Information supplied:

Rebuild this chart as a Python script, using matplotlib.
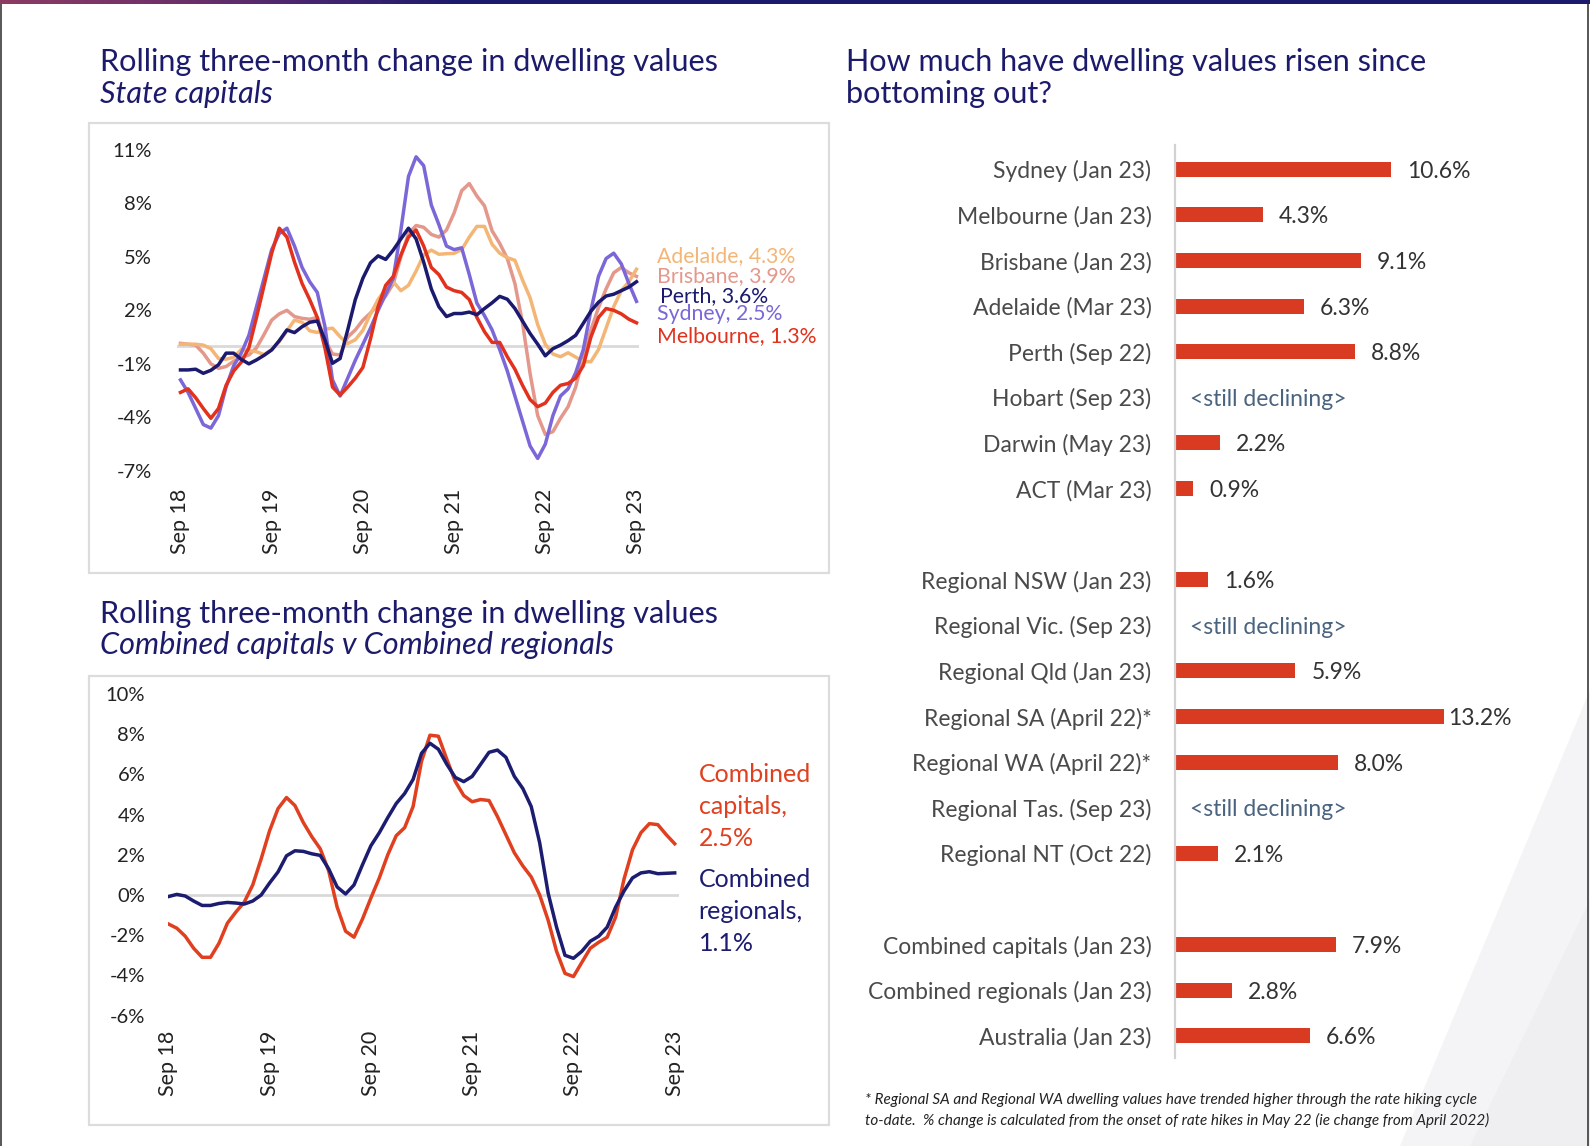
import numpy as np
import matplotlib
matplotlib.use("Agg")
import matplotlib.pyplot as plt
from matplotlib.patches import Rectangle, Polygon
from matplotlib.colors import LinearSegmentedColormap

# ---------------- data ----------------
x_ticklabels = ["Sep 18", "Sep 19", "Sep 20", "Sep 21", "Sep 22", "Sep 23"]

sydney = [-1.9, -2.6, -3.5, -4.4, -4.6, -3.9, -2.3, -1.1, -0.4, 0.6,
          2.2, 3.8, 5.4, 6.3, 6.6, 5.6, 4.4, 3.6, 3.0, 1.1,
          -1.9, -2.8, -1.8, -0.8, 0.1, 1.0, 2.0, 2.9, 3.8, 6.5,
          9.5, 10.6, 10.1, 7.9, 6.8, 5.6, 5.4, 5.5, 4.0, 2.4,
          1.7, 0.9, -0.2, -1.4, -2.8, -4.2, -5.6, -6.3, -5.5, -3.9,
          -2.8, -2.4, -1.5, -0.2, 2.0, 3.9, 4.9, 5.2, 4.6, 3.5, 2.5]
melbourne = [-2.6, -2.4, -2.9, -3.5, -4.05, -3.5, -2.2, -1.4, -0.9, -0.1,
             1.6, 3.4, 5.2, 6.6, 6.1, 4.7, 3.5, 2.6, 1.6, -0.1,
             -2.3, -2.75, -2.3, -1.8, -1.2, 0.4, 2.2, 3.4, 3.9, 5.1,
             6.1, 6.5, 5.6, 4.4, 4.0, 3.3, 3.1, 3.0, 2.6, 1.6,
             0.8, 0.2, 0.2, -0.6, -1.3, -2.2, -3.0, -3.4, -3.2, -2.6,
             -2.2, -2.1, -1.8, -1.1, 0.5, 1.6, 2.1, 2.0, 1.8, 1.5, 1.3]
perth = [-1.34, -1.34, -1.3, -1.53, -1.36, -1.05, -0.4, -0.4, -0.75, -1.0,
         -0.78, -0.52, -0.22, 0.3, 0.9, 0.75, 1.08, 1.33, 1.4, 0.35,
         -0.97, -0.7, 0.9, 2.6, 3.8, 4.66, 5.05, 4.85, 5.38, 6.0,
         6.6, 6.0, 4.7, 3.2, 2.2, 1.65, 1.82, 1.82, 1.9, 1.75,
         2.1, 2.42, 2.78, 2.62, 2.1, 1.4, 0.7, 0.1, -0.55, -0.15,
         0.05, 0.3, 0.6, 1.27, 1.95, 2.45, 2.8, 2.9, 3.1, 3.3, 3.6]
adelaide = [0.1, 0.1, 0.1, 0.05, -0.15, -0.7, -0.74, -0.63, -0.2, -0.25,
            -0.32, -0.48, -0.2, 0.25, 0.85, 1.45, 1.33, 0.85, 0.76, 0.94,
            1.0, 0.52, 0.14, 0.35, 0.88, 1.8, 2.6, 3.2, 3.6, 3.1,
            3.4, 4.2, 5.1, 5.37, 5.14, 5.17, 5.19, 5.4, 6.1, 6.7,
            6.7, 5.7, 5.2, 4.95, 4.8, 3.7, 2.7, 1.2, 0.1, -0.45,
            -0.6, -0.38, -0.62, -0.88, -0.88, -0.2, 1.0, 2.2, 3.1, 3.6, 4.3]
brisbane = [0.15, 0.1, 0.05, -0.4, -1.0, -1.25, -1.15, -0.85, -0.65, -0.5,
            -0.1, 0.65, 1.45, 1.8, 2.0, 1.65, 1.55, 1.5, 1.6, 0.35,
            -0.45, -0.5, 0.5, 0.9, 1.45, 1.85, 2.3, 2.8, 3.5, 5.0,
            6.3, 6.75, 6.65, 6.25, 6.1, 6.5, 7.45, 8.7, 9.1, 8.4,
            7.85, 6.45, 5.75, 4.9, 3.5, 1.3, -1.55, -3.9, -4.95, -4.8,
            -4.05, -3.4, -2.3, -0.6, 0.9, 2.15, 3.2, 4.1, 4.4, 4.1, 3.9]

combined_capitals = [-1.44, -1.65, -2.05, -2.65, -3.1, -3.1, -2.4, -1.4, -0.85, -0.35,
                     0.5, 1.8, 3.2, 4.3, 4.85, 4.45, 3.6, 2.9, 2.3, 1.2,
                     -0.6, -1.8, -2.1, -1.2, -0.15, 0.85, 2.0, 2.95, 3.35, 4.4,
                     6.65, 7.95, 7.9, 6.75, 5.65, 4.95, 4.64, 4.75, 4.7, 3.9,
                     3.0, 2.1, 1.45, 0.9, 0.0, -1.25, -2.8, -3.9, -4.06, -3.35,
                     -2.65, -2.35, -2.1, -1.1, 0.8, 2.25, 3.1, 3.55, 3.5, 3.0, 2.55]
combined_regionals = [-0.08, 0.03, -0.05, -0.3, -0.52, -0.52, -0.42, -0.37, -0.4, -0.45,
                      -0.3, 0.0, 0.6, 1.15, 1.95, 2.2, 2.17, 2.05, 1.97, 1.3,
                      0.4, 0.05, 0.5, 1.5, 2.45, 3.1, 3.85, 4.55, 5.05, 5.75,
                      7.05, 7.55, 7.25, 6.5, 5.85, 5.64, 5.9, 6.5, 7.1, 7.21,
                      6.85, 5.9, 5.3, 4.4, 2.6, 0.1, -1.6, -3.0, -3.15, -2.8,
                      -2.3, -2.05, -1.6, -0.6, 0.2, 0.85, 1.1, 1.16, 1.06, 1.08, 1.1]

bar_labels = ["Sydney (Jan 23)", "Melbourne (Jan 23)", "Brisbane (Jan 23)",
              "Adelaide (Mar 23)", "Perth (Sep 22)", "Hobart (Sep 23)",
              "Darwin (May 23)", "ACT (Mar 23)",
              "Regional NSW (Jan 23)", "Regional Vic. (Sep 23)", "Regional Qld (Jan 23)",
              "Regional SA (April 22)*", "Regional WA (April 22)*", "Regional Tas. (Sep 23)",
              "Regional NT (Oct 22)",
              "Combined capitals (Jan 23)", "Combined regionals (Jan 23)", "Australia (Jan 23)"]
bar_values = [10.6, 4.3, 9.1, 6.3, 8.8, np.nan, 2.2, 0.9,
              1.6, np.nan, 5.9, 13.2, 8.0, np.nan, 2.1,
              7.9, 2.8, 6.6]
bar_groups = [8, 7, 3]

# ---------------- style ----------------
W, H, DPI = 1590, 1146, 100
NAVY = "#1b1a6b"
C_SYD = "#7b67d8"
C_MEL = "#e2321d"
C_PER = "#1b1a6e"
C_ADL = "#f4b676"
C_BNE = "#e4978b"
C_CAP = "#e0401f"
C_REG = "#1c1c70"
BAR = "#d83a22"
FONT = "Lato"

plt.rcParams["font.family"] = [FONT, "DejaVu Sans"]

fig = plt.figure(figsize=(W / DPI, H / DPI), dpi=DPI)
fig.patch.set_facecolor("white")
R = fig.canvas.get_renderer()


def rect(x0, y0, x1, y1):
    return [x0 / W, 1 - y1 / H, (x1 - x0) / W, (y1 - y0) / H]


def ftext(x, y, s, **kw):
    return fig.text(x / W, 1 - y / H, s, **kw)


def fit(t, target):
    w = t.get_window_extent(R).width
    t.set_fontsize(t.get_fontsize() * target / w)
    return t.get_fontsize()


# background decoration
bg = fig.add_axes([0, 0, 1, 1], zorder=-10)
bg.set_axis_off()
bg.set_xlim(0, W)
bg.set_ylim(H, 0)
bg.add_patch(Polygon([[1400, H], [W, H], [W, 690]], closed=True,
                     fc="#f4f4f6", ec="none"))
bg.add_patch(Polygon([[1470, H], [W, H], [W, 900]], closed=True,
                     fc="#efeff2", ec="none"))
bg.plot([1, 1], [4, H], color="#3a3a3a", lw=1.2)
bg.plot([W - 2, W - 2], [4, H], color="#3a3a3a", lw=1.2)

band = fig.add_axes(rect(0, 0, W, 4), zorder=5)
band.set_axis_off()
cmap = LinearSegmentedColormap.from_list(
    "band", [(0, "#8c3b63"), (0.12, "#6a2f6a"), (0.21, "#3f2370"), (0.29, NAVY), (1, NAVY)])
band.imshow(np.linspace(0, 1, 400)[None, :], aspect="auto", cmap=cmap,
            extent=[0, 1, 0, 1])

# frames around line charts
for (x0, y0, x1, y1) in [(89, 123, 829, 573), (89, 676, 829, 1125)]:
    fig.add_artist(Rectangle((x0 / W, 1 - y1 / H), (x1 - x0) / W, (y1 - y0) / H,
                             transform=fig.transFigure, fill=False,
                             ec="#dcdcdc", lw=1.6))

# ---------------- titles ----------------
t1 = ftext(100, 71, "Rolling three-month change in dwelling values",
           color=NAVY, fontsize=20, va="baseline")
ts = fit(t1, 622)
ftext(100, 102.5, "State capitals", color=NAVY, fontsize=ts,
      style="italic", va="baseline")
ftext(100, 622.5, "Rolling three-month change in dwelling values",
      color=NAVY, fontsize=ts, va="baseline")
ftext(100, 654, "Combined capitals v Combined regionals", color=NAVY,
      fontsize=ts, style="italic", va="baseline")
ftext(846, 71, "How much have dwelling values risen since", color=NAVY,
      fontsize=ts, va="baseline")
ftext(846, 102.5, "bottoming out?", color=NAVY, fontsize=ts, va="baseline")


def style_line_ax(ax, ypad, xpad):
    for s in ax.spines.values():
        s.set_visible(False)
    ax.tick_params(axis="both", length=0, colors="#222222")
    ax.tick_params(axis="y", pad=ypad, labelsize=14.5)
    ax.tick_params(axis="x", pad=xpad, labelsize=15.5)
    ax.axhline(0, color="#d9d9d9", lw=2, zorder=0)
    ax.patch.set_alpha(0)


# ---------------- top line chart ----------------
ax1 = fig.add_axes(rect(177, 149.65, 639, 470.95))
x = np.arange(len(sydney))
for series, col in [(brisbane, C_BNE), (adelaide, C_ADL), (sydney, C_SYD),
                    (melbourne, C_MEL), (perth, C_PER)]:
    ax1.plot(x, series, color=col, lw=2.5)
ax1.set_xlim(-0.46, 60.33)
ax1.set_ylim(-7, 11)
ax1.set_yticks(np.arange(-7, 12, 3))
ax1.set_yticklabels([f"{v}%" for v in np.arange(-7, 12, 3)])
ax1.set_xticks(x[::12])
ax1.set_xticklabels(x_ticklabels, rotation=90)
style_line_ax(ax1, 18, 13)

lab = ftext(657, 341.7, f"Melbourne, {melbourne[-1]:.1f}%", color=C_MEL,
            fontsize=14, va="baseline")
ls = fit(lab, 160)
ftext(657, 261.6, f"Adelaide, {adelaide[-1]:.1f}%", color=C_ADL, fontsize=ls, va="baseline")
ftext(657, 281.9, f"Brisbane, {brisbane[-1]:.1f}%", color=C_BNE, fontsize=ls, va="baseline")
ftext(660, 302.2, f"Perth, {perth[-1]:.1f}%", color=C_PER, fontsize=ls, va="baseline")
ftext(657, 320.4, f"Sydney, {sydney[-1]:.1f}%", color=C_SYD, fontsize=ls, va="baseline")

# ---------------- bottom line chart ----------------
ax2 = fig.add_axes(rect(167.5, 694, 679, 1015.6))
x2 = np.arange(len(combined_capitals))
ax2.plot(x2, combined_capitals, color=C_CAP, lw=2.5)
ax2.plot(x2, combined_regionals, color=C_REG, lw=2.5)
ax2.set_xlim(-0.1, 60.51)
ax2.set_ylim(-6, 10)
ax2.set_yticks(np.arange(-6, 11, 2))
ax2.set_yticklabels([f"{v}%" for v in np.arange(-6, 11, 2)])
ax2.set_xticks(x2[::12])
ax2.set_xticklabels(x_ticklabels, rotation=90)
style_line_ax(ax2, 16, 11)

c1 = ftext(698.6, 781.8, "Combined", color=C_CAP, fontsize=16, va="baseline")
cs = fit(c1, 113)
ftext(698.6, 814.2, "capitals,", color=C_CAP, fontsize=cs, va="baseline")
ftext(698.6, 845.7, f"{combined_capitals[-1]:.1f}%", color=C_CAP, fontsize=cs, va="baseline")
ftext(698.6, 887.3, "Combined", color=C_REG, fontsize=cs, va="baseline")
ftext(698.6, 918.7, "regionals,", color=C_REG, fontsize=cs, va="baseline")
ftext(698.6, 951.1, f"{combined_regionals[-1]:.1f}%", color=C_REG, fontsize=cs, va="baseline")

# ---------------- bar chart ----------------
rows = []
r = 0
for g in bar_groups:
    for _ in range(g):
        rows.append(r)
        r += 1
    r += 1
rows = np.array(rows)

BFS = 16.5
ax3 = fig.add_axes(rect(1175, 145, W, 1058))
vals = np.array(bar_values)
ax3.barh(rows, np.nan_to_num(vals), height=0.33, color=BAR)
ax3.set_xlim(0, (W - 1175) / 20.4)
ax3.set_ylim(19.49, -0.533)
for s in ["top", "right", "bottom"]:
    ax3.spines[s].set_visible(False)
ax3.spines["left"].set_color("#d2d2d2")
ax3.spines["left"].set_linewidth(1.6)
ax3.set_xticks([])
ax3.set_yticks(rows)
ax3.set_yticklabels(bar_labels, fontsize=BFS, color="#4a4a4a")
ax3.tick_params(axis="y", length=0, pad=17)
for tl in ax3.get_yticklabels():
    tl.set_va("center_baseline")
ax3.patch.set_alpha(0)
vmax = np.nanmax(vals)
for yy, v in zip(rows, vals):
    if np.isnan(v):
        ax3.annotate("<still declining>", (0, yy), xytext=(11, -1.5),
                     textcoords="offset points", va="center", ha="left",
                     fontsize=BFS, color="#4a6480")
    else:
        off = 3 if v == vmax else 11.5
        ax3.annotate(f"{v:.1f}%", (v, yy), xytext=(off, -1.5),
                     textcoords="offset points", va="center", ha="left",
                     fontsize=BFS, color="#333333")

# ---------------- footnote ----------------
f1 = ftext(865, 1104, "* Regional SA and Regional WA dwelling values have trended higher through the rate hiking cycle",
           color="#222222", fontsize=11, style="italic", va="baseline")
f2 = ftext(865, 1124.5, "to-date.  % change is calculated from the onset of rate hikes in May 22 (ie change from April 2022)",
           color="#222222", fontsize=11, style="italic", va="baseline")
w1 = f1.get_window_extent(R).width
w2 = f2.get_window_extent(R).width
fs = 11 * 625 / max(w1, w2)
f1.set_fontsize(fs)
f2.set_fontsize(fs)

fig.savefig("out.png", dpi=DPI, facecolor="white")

Job: Leave out the pictures and restate, word for word, the lines from the top of the data through the line containing "from matplotlib.colors import", both included.

Output of the task:
Rebuild this chart as a Python script, using matplotlib.
import numpy as np
import matplotlib
matplotlib.use("Agg")
import matplotlib.pyplot as plt
from matplotlib.patches import Rectangle, Polygon
from matplotlib.colors import LinearSegmentedColormap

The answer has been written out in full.